Eles estão a percorrer Espanha a pé por um emprego
Não têm dinheiro no bolso, arranjam trabalhos pelo caminho e filmam o documentário "Hay que andar". David e Txetxu procuram uma alternativa ao desemprego — porque é importante não parar
Começaram três, restam dois. Em inícios de Abril, os galegos David Correa, Txetxu (Sergio) González e Alejo Rodríguez saíram de A Guarda, em Pontevedra, de mochila às costas e câmara de filmar à frente. Objectivo: percorrer Espanha a pé, sem dinheiro no bolso, arranjando trabalhos pelo caminho e realizar o documentário (“docu-reality web”) “Hay que andar”. Segundas intenções: reivindicar um espaço para os jovens que, face à crise, se vêem obrigados a emigrar.
“Somos a representação da juventude espanhola que está desesperada porque não encontra emprego depois de tantos anos de estudo. É uma pena que tanto dinheiro investido em educação vá agora para outros países.” São jovens, como os de cá, com o mesmo discurso que os de cá. Segundo dados do Eurostat anunciados no final de Maio, Grécia, Espanha e Portugal são os países da União Europeia onde há a maior percentagem de população jovem desempregada: do outro lado da fronteira, a taxa subiu para 56,4 % em Abril.
Mais de 1700 quilómetros depois, mais de 60 dias depois, 17 vídeos depois, os três são agora dois. Alejo, que se ocuparia da realização, lesionou-se e teve de abandonar o percurso ainda nas Astúrias, podendo vir a integrar a última etapa. Por estes dias, estão em Murcia, a meio da 7.ª, e penúltima, etapa. Guiam-nos o Twitter e o Facebook do projecto “Hay que andar”, onde vão colocando sucessivos apelos de ajuda, alojamento e trabalho.

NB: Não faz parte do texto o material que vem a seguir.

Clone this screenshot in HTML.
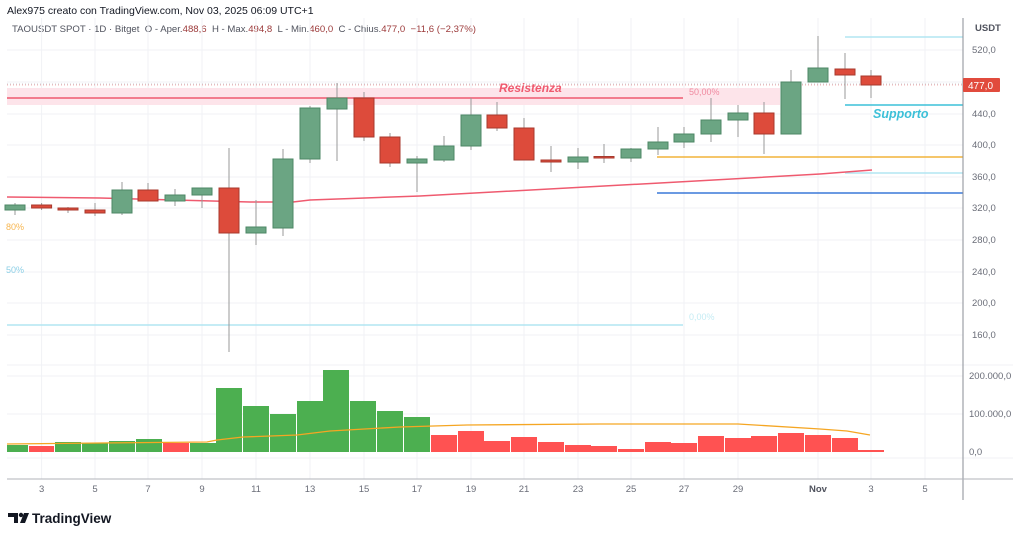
<!DOCTYPE html>
<html><head><meta charset="utf-8"><style>
html,body{margin:0;padding:0;background:#fff;width:1024px;height:538px;overflow:hidden}
svg{display:block;font-family:"Liberation Sans",sans-serif}
text{white-space:pre}
</style></head><body>
<svg width="1024" height="538" viewBox="0 0 1024 538" xmlns="http://www.w3.org/2000/svg">
<rect width="1024" height="538" fill="#fff"/>
<text x="7" y="14" font-size="10.5" fill="#131722">Alex975 creato con TradingView.com, Nov 03, 2025 06:09 UTC+1</text>
<text x="12" y="32" font-size="9.6" fill="#50535e">TAOUSDT SPOT · 1D · Bitget&#160;&#160;O - Aper.<tspan fill="#9c3a3a">488,6</tspan>&#160;&#160;H - Max.<tspan fill="#9c3a3a">494,8</tspan>&#160;&#160;L - Min.<tspan fill="#9c3a3a">460,0</tspan>&#160;&#160;C - Chius.<tspan fill="#9c3a3a">477,0</tspan>&#160;&#160;<tspan fill="#9c3a3a">−11,6 (−2,37%)</tspan></text>
<!-- grid -->
<g stroke="#f0f2f5" stroke-width="1">
<line x1="7" y1="50" x2="963" y2="50"/><line x1="7" y1="82" x2="963" y2="82"/><line x1="7" y1="114" x2="963" y2="114"/><line x1="7" y1="145" x2="963" y2="145"/><line x1="7" y1="177" x2="963" y2="177"/><line x1="7" y1="208" x2="963" y2="208"/><line x1="7" y1="240" x2="963" y2="240"/><line x1="7" y1="272" x2="963" y2="272"/><line x1="7" y1="303" x2="963" y2="303"/><line x1="7" y1="335" x2="963" y2="335"/>
<line x1="7" y1="365" x2="1013" y2="365"/><line x1="7" y1="376" x2="963" y2="376"/><line x1="7" y1="414" x2="963" y2="414"/><line x1="7" y1="458" x2="1013" y2="458"/>
<line x1="41.6" y1="18" x2="41.6" y2="479"/><line x1="95" y1="18" x2="95" y2="479"/><line x1="148" y1="18" x2="148" y2="479"/><line x1="202" y1="18" x2="202" y2="479"/><line x1="256" y1="18" x2="256" y2="479"/><line x1="310" y1="18" x2="310" y2="479"/><line x1="364" y1="18" x2="364" y2="479"/><line x1="417" y1="18" x2="417" y2="479"/><line x1="471" y1="18" x2="471" y2="479"/><line x1="524" y1="18" x2="524" y2="479"/><line x1="578" y1="18" x2="578" y2="479"/><line x1="631" y1="18" x2="631" y2="479"/><line x1="684" y1="18" x2="684" y2="479"/><line x1="738" y1="18" x2="738" y2="479"/><line x1="818" y1="18" x2="818" y2="479"/><line x1="871" y1="18" x2="871" y2="479"/><line x1="925" y1="18" x2="925" y2="479"/>
</g>
<!-- drawings -->
<rect x="7" y="88" width="773" height="17" fill="#fde4ea"/>
<line x1="7" y1="84" x2="963" y2="84" stroke="#c8cbd2" stroke-dasharray="1,2"/>
<line x1="7" y1="98" x2="683" y2="98" stroke="#ef5a6f" stroke-width="1.5"/>
<text x="499" y="92" font-size="12" font-weight="bold" font-style="italic" fill="#ef5a6f">Resistenza</text>
<text x="689" y="95" font-size="9" fill="#f08aa0">50,00%</text>
<line x1="845" y1="37" x2="963" y2="37" stroke="#b2e6f2" stroke-width="1.5"/>
<line x1="845" y1="105" x2="963" y2="105" stroke="#3cc0d8" stroke-width="1.5"/>
<text x="873" y="118" font-size="12.5" font-weight="bold" font-style="italic" fill="#3cc0d8">Supporto</text>
<line x1="657" y1="157" x2="963" y2="157" stroke="#f2b43a" stroke-width="1.5"/>
<line x1="845" y1="173" x2="963" y2="173" stroke="#b2e6f2" stroke-width="1.5"/>
<line x1="657" y1="193" x2="963" y2="193" stroke="#3a78d8" stroke-width="1.5"/>
<line x1="7" y1="325" x2="683" y2="325" stroke="#b2e6f2" stroke-width="1.5"/>
<text x="689" y="320" font-size="9" fill="#c5ecf4">0,00%</text>
<text x="6" y="230" font-size="9" fill="#f7b650">80%</text>
<text x="6" y="273" font-size="9" fill="#8ccfe6">50%</text>
<!-- MA -->
<polyline fill="none" stroke="#ef5a6f" stroke-width="1.5" points="7,197 100,198 250,202 293,202 310,200 420,196 660,183 820,174 872,170"/>
<line x1="7" y1="85" x2="963" y2="85" stroke="#ef5350" stroke-dasharray="1,2" stroke-width="0.8" opacity="0.6"/>
<!-- candles -->
<g stroke-width="1">
<g stroke="#999"><line x1="15" y1="203" x2="15" y2="215"/><line x1="41.6" y1="203" x2="41.6" y2="210"/><line x1="68" y1="207" x2="68" y2="213"/><line x1="95" y1="203" x2="95" y2="216"/><line x1="122" y1="182" x2="122" y2="215"/><line x1="148" y1="183" x2="148" y2="201"/><line x1="175" y1="189" x2="175" y2="206"/><line x1="202" y1="188" x2="202" y2="208"/><line x1="229" y1="148" x2="229" y2="352"/><line x1="256" y1="200" x2="256" y2="245"/><line x1="283" y1="149" x2="283" y2="236"/><line x1="310" y1="106" x2="310" y2="163"/><line x1="337" y1="83" x2="337" y2="161"/><line x1="364" y1="92" x2="364" y2="141"/><line x1="390" y1="133" x2="390" y2="167"/><line x1="417" y1="156" x2="417" y2="192"/><line x1="444" y1="136" x2="444" y2="162"/><line x1="471" y1="98" x2="471" y2="150"/><line x1="497" y1="102" x2="497" y2="131"/><line x1="524" y1="118" x2="524" y2="160"/><line x1="551" y1="146" x2="551" y2="172"/><line x1="578" y1="148" x2="578" y2="169"/><line x1="604" y1="144" x2="604" y2="163"/><line x1="631" y1="148" x2="631" y2="162"/><line x1="658" y1="127" x2="658" y2="155"/><line x1="684" y1="127" x2="684" y2="148"/><line x1="711" y1="98" x2="711" y2="142"/><line x1="738" y1="105" x2="738" y2="137"/><line x1="764" y1="102" x2="764" y2="154"/><line x1="791" y1="70" x2="791" y2="134"/><line x1="818" y1="36" x2="818" y2="82"/><line x1="845" y1="53" x2="845" y2="99"/><line x1="871" y1="70" x2="871" y2="98"/></g>
<g fill="#6ba583" stroke="#4d8766">
<rect x="5" y="205" width="20" height="5"/><rect x="112" y="190" width="20" height="23"/><rect x="165" y="195" width="20" height="6"/><rect x="192" y="188" width="20" height="7"/><rect x="246" y="227" width="20" height="6"/><rect x="273" y="159" width="20" height="69"/><rect x="300" y="108" width="20" height="51"/><rect x="327" y="98" width="20" height="11"/><rect x="407" y="159" width="20" height="4"/><rect x="434" y="146" width="20" height="14"/><rect x="461" y="115" width="20" height="31"/><rect x="568" y="157" width="20" height="5"/><rect x="621" y="149" width="20" height="9"/><rect x="648" y="142" width="20" height="7"/><rect x="674" y="134" width="20" height="8"/><rect x="701" y="120" width="20" height="14"/><rect x="728" y="113" width="20" height="7"/><rect x="781" y="82" width="20" height="52"/><rect x="808" y="68" width="20" height="14"/>
</g>
<g fill="#dd4b3b" stroke="#a83a2e">
<rect x="31.6" y="205" width="20" height="3"/><rect x="58" y="208" width="20" height="2"/><rect x="85" y="210" width="20" height="3"/><rect x="138" y="190" width="20" height="11"/><rect x="219" y="188" width="20" height="45"/><rect x="354" y="98" width="20" height="39"/><rect x="380" y="137" width="20" height="26"/><rect x="487" y="115" width="20" height="13"/><rect x="514" y="128" width="20" height="32"/><rect x="541" y="160" width="20" height="2"/><rect x="594" y="156.5" width="20" height="1.5"/><rect x="754" y="113" width="20" height="21"/><rect x="835" y="69" width="20" height="6"/><rect x="861" y="76" width="20" height="9"/>
</g>
</g>
<!-- volume -->
<g fill="#4caf50">
<rect x="7" y="445" width="21" height="7"/><rect x="55" y="442" width="26" height="10"/><rect x="82" y="443" width="26" height="9"/><rect x="109" y="441" width="26" height="11"/><rect x="136" y="439" width="26" height="13"/><rect x="190" y="443" width="26" height="9"/><rect x="216" y="388" width="26" height="64"/><rect x="243" y="406" width="26" height="46"/><rect x="270" y="414" width="26" height="38"/><rect x="297" y="401" width="26" height="51"/><rect x="323" y="370" width="26" height="82"/><rect x="350" y="401" width="26" height="51"/><rect x="377" y="411" width="26" height="41"/><rect x="404" y="417" width="26" height="35"/>
</g>
<g fill="#ff5252">
<rect x="29" y="446" width="25" height="6"/><rect x="163" y="443" width="26" height="9"/><rect x="431" y="435" width="26" height="17"/><rect x="458" y="431" width="26" height="21"/><rect x="484" y="441" width="26" height="11"/><rect x="511" y="437" width="26" height="15"/><rect x="538" y="442" width="26" height="10"/><rect x="565" y="445" width="26" height="7"/><rect x="591" y="446" width="26" height="6"/><rect x="618" y="449" width="26" height="3"/><rect x="645" y="442" width="26" height="10"/><rect x="671" y="443" width="26" height="9"/><rect x="698" y="436" width="26" height="16"/><rect x="725" y="438" width="26" height="14"/><rect x="751" y="436" width="26" height="16"/><rect x="778" y="433" width="26" height="19"/><rect x="805" y="435" width="26" height="17"/><rect x="832" y="438" width="26" height="14"/><rect x="858" y="450" width="26" height="2"/>
</g>
<polyline fill="none" stroke="#f5a623" stroke-width="1.3" points="7,444 100,443 207,442 217,440 243,437 297,435 330,431 400,427 467,425 600,424 738,424 820,429 847,431 870,435"/>
<!-- axes -->
<line x1="963" y1="18" x2="963" y2="500" stroke="#8a8d95"/>
<line x1="7" y1="479" x2="1013" y2="479" stroke="#b0b3b9"/>
<g font-size="9.5" fill="#6a6d78">
<text x="975" y="31" font-weight="bold" fill="#50535e">USDT</text>
<text x="972" y="53">520,0</text><text x="972" y="117">440,0</text><text x="972" y="148">400,0</text><text x="972" y="180">360,0</text><text x="972" y="211">320,0</text><text x="972" y="243">280,0</text><text x="972" y="275">240,0</text><text x="972" y="306">200,0</text><text x="972" y="338">160,0</text>
<text x="969" y="379">200.000,0</text><text x="969" y="417">100.000,0</text><text x="969" y="455">0,0</text>
</g>
<rect x="963" y="78" width="37" height="14" fill="#e14b3d" rx="1"/>
<text x="968" y="89" font-size="10" fill="#fff">477,0</text>
<g font-size="9.5" fill="#6a6d78" text-anchor="middle">
<text x="41.6" y="492">3</text><text x="95" y="492">5</text><text x="148" y="492">7</text><text x="202" y="492">9</text><text x="256" y="492">11</text><text x="310" y="492">13</text><text x="364" y="492">15</text><text x="417" y="492">17</text><text x="471" y="492">19</text><text x="524" y="492">21</text><text x="578" y="492">23</text><text x="631" y="492">25</text><text x="684" y="492">27</text><text x="738" y="492">29</text><text x="818" y="492" font-weight="bold" fill="#50535e">Nov</text><text x="871" y="492">3</text><text x="925" y="492">5</text>
</g>
<!-- logo -->
<g fill="#131722">
<path d="M8 513h10v10h-4v-6h-6z"/><circle cx="21" cy="515" r="2.2"/><path d="M24 513h5l-4 10h-5z"/>
</g>
<text x="32" y="523" font-size="13.5" font-weight="bold" fill="#131722">TradingView</text>
</svg>
</body></html>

“O mais importante agora é mesmo acabar o quanto antes porque entre os quilos perdidos e a pressão psicológica da carga de trabalho estamos a destruir a nossa saúde, mas não o nosso sorriso”, confessam David e Txetxu, em declarações enviadas por e-mail ao P3. Com 23 e 24 anos, respectivamente, são licenciados na área de comunicação audiovisual. Não escondem que fazer da aventura uma websérie é uma forma de “tentar encontrar trabalho no sector”.
Antes de se porem a caminho, pediram 1000 euros numa plataforma de “crowdfunding” para material como sacos-cama, mochilas e um microfone. Tiveram 1065 euros, fora o patrocínio de uma marca de roupa desportiva. Querem assim provar que com pouco material também se podem fazer “muitas coisas”. “Hoje em dia, a democratização dos meios faz com que miúdos como nós, sem recursos, possam fazer um produto interessante.” Atenção dos média espanhóis, pelo menos, têm tido, e os episódios já estão a ser transmitidos no canal V Televisión do jornal “La Voz de Galicia”.
Não esperar pelo governo
Ainda faltam muitos e muitos quilómetros até Barcelona, a meta. Cinco de Junho, a data prevista, já lá vai. Têm feito "um pouco de tudo". Em Marinadela, trabalharam a troco de comida e estiveram vários dias sem dormir sob um tecto. Em Sevilha, limparam cristais e distribuiram "flyers" em troca de bicicletas para uma etapa do percurso. Já limparam albergues e hotéis, fizeram um spot publicitário, entregaram publicidade de um tatuador, deram uma mãozinha a "grafitters".
Porém, “cada vez está mais complicado”, admitem. “Estamos num ponto crítico da viagem.” O calor “aperta” e na Andaluzia ainda se sentem mais a crise e o desemprego. “Percebe-se no ambiente que conseguir um trabalho hoje em dia não está ao alcance de qualquer um.”
Tudo isto para quê? “Evidentemente que esperamos encontrar um alternativa ao desemprego jovem, um trabalho que nos permita viver.” No final de contas, há que andar, “hay que andar”, não parar. “Os jovens são activos, mas a falta de oportunidades desanima.” David e Txetxu apontam o dedo aos governos: “Não podemos permitir que a crise, resultado da má gestão da classe política, acabe com os desejos dos jovens.” Até porque esta geração tem “mais formação do que nunca”, seja em Espanha, seja em Portugal.
Também lá o palavrão empreendedorismo está na ordem do dia. “Os jovens são atraídos para um lote de ajudas de novas iniciativas que nunca se realizam.” Por isso, decidiram pôr-se ao caminho e agarrar outras possibilidades, conselho que também querem transmitir aos jovens portugueses, mesmo que “não seja um caminho fácil”. “Não vale a pena esperar que um governo ou um macromecenas nos dê uma oportunidade. Provavelmente, nunca houve uma geração com tanta formação em Espanha e, paradoxalmente, tantos desempregados. É uma vergonha.”